Could you copy every line from the material below in which "with" appears?

> [MATERIAL FOR THIS EXERCISE]
# # # # # # #

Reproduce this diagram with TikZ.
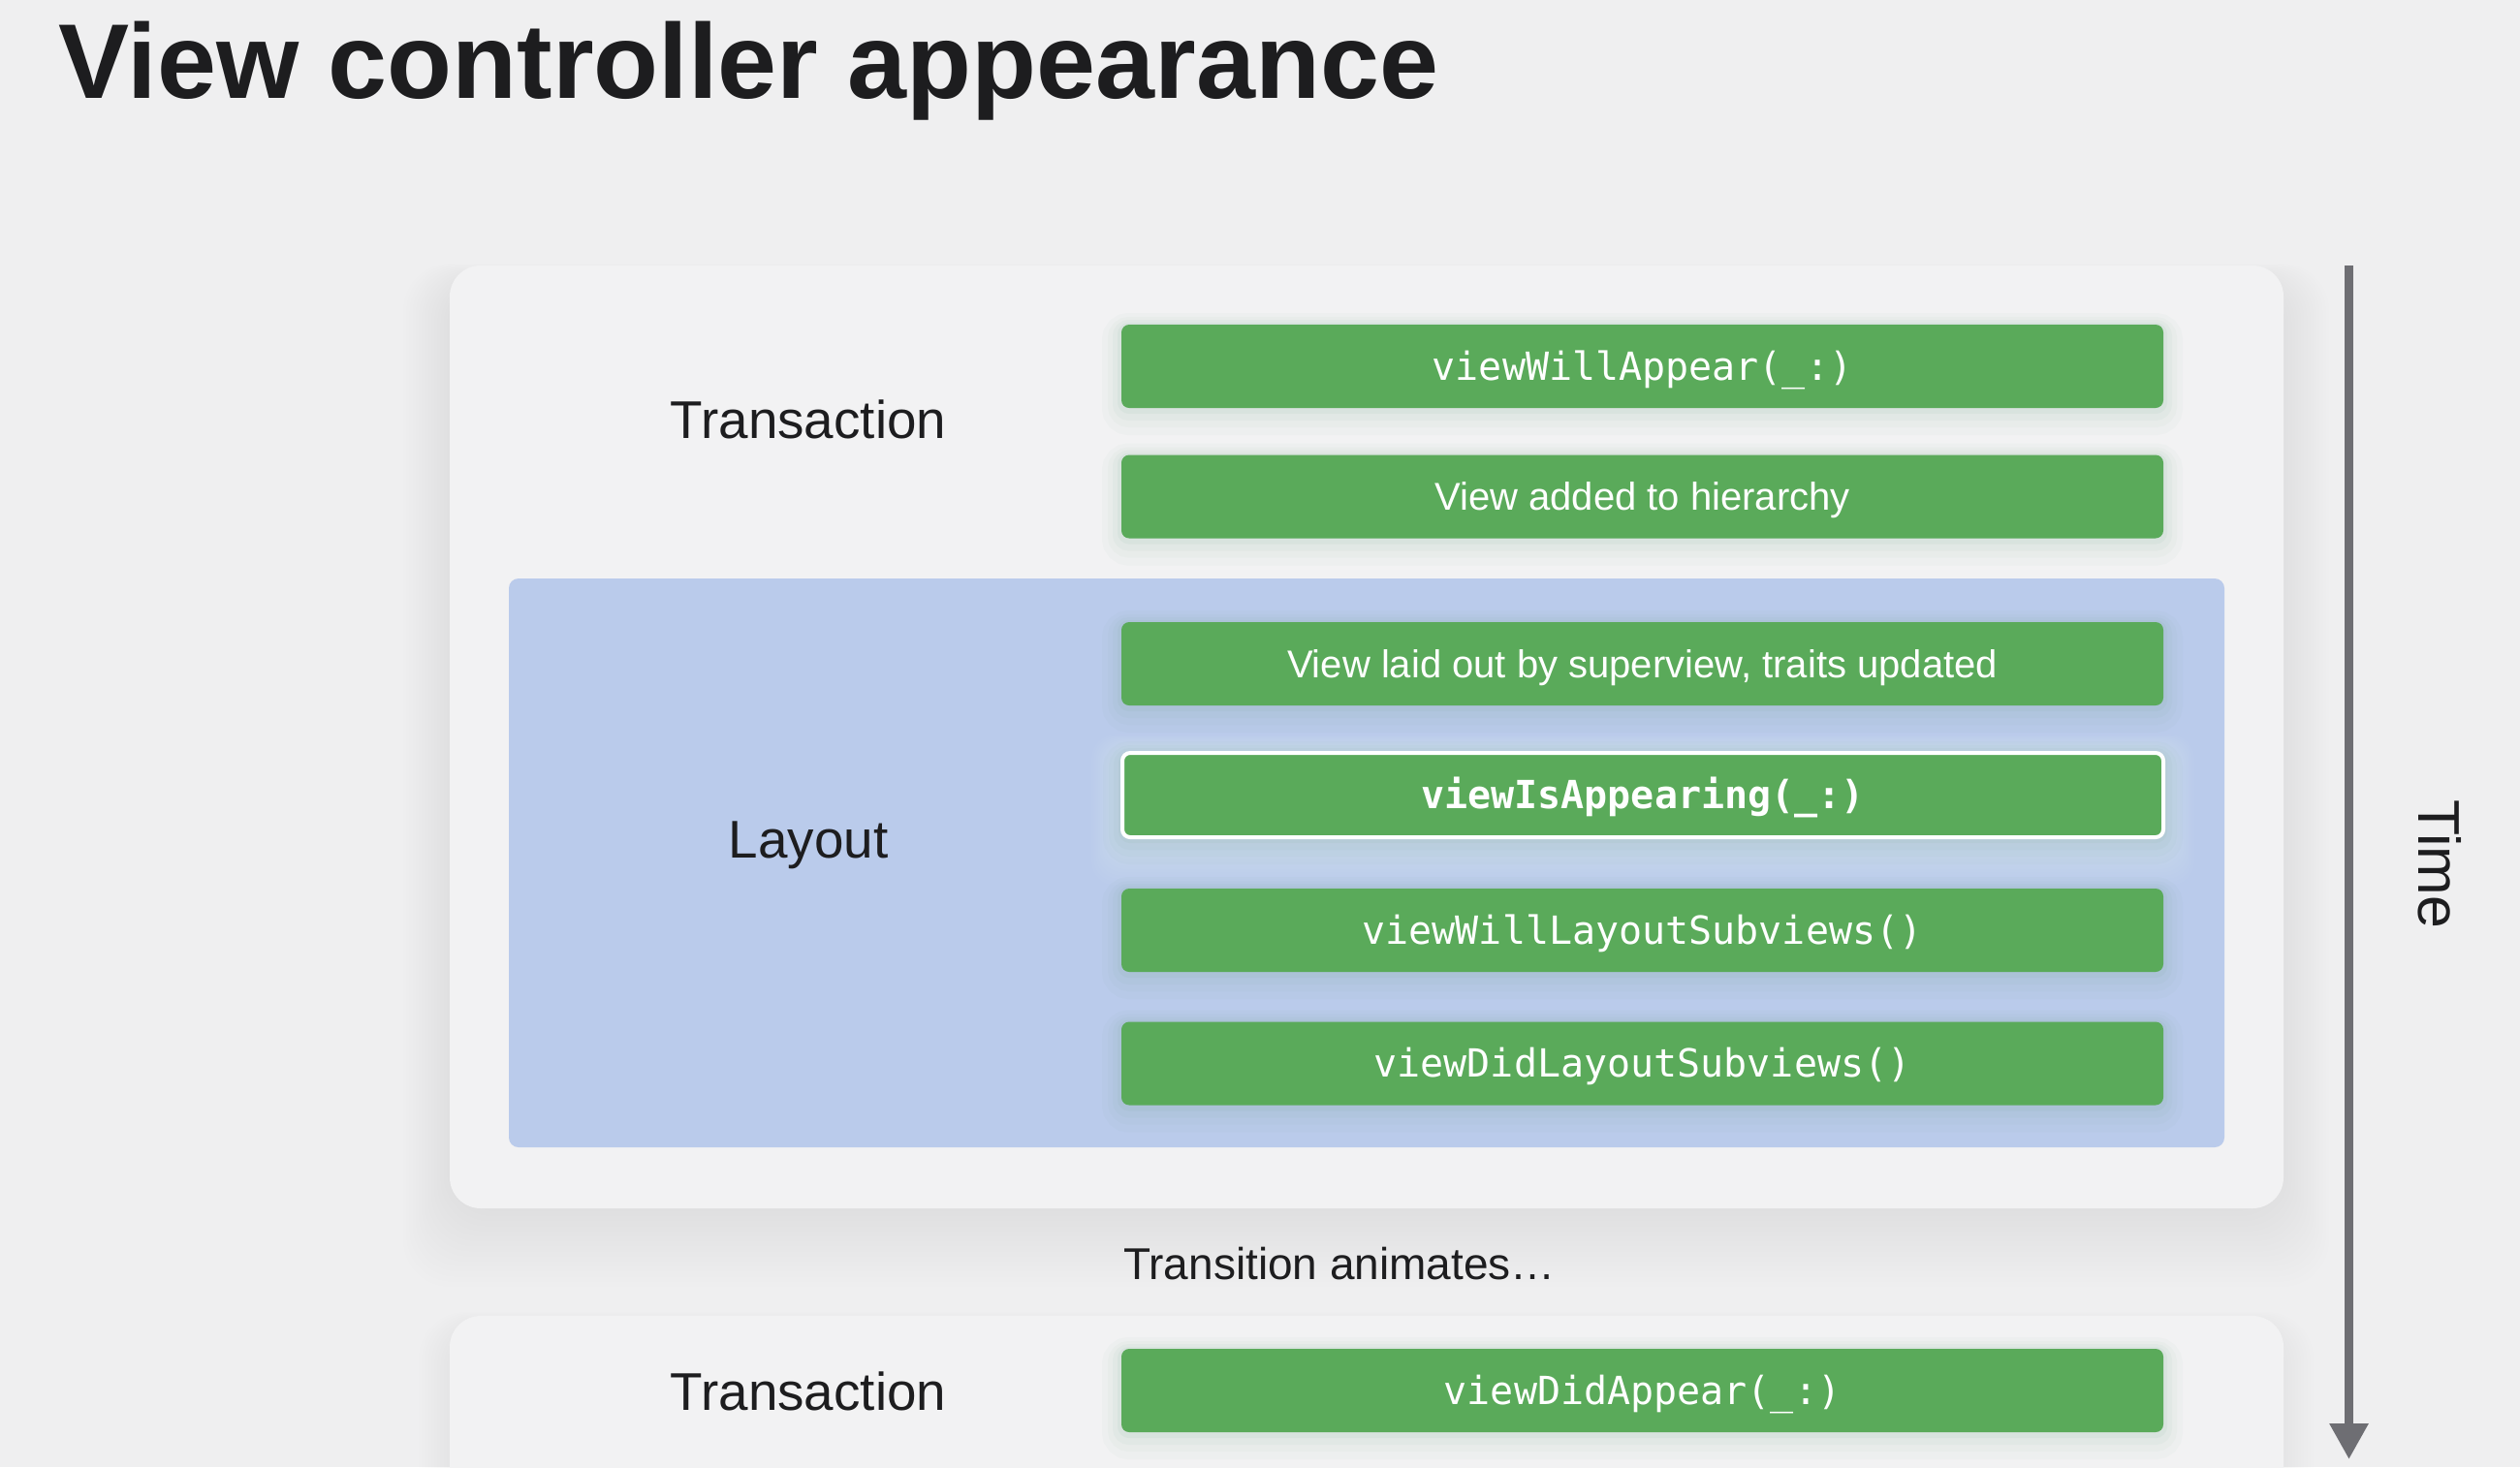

# # # # # # #

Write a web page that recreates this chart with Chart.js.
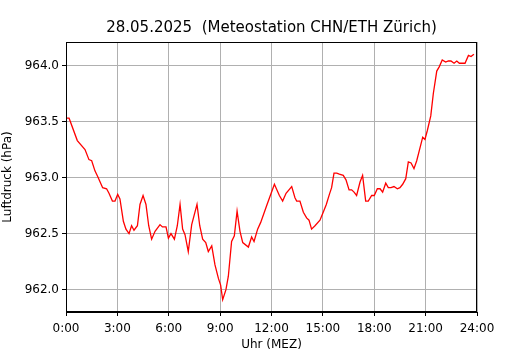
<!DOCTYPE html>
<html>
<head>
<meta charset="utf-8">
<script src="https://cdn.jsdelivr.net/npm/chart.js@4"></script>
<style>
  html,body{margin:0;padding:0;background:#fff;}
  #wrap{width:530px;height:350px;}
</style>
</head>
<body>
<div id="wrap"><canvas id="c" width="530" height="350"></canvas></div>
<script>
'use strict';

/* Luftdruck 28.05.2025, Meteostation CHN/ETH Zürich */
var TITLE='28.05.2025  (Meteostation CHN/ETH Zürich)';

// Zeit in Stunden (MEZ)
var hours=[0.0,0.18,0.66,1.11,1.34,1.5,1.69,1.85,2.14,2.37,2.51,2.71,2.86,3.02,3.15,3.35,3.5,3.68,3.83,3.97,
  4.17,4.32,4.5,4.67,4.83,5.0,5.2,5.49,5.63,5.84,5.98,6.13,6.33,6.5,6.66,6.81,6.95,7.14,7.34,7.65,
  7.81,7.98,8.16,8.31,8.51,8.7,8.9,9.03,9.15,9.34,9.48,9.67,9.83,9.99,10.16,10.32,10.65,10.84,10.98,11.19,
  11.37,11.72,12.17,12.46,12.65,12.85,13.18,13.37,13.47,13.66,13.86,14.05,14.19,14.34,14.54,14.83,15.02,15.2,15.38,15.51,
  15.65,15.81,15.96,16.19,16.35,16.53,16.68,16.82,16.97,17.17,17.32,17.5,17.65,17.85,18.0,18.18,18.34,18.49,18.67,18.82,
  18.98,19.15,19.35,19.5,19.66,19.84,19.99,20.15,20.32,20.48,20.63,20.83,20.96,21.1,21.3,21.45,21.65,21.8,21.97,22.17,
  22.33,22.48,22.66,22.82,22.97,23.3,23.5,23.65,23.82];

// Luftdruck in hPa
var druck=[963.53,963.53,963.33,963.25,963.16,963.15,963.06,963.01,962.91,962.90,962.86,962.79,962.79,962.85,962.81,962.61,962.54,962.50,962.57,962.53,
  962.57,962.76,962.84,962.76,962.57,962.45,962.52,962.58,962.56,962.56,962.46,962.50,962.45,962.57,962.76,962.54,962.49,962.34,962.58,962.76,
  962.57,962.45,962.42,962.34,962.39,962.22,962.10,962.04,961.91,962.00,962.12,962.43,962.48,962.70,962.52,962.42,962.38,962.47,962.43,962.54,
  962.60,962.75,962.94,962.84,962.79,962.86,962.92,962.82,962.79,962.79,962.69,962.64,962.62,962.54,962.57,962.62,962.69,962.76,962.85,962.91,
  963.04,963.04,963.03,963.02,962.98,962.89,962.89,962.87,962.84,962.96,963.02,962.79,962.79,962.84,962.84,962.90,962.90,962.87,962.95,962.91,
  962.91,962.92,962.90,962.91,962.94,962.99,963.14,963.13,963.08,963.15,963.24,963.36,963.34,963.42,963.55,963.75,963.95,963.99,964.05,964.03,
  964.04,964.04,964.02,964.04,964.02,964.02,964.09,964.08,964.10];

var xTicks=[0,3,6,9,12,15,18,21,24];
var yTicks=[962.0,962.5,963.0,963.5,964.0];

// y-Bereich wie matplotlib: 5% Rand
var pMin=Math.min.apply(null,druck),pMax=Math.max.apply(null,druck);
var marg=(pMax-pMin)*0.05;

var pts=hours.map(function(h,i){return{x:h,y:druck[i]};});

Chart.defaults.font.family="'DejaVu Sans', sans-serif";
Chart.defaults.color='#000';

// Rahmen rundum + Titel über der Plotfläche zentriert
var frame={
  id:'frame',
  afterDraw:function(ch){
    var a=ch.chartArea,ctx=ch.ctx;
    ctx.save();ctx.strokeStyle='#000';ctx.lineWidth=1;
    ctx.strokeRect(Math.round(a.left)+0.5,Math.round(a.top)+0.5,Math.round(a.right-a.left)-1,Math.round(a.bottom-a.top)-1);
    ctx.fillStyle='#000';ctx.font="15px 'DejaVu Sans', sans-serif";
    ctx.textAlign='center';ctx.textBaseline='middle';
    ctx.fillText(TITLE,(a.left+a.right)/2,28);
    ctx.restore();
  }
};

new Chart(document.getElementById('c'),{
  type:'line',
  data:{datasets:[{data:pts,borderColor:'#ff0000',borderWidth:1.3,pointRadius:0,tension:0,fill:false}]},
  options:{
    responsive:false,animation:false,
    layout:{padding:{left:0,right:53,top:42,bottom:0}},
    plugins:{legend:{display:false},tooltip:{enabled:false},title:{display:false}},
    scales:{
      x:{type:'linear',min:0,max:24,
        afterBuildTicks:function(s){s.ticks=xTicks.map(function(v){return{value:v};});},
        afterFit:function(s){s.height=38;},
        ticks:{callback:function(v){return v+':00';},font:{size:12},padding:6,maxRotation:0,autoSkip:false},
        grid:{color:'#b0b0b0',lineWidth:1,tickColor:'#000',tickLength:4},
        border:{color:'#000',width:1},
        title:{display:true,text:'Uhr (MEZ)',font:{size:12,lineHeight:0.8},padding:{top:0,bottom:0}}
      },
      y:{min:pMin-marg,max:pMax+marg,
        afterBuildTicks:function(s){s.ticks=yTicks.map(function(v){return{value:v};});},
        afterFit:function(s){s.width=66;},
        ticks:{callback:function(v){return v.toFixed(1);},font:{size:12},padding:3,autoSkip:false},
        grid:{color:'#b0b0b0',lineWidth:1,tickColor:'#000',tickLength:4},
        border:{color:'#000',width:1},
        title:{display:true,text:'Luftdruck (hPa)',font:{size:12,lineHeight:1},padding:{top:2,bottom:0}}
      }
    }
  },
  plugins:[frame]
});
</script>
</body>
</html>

# # # # # # #

> [WRITTEN RESPONSE]
Reproduce this diagram with TikZ.
Write a web page that recreates this chart with Chart.js.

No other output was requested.